Advanced Composites: Research is focused on making high-performance composites, like CFRP, more accessible for mass-market vehicles. Innovations include faster-curing resin systems, automated fiber placement techniques, and the development of thermoplastic composites, which allow for faster processing and easier recycling. Additionally, efforts to develop lower-cost carbon fiber precursors aim to reduce material costs and make composites more viable for broader use in automotive applications.
Novel Metal Alloys: Materials science continues to yield new materials with improved properties for lightweighting. This includes new generations of aluminum alloys with enhanced strength and formability, advanced magnesium alloys offering better corrosion resistance and processability, and potentially new formulations of high-entropy alloys or metallic foams offering unique property combinations.

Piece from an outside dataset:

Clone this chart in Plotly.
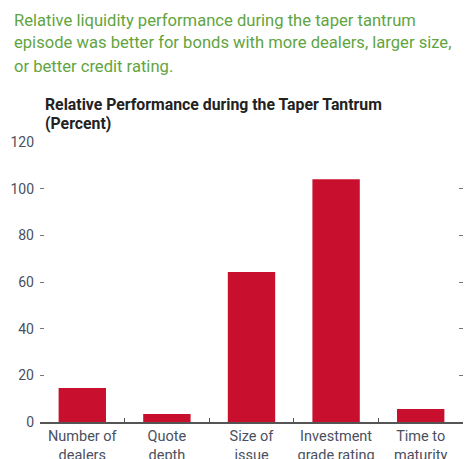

Topology Optimization and AI-Driven Design: Computational tools like topology optimization and AI are revolutionizing vehicle design. These tools enable engineers to create structures with optimal material distribution, reducing weight while maintaining performance. Early integration of these technologies will unlock greater lightweighting potential, leading to more efficient designs.
Conclusion
As the automotive industry continues to embrace automotive lightweighting, manufacturers must consider the benefits of lightweight materials, advanced manufacturing techniques, and the evolving demands of electric vehicles and sustainability.

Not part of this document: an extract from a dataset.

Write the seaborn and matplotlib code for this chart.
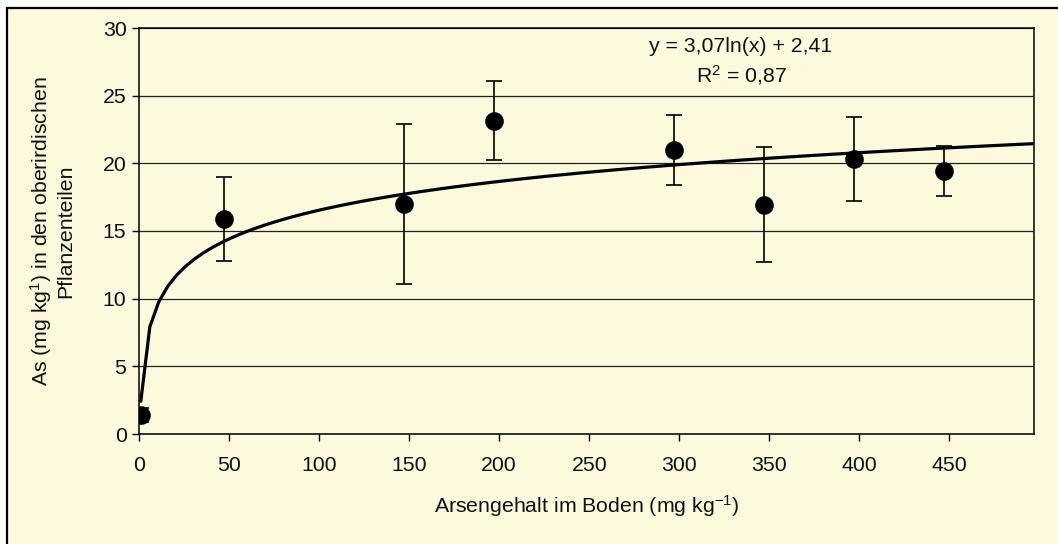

By strategically reducing vehicle weight through the use of advanced materials and manufacturing techniques, automakers can achieve significant gains in fuel economy, performance, and emissions reduction. While challenges remain, the future of vehicle lightweighting is promising, and the potential for lighter vehicles is only growing. Understanding the principles and advancements in this field is essential for staying competitive and contributing to a more sustainable automotive future.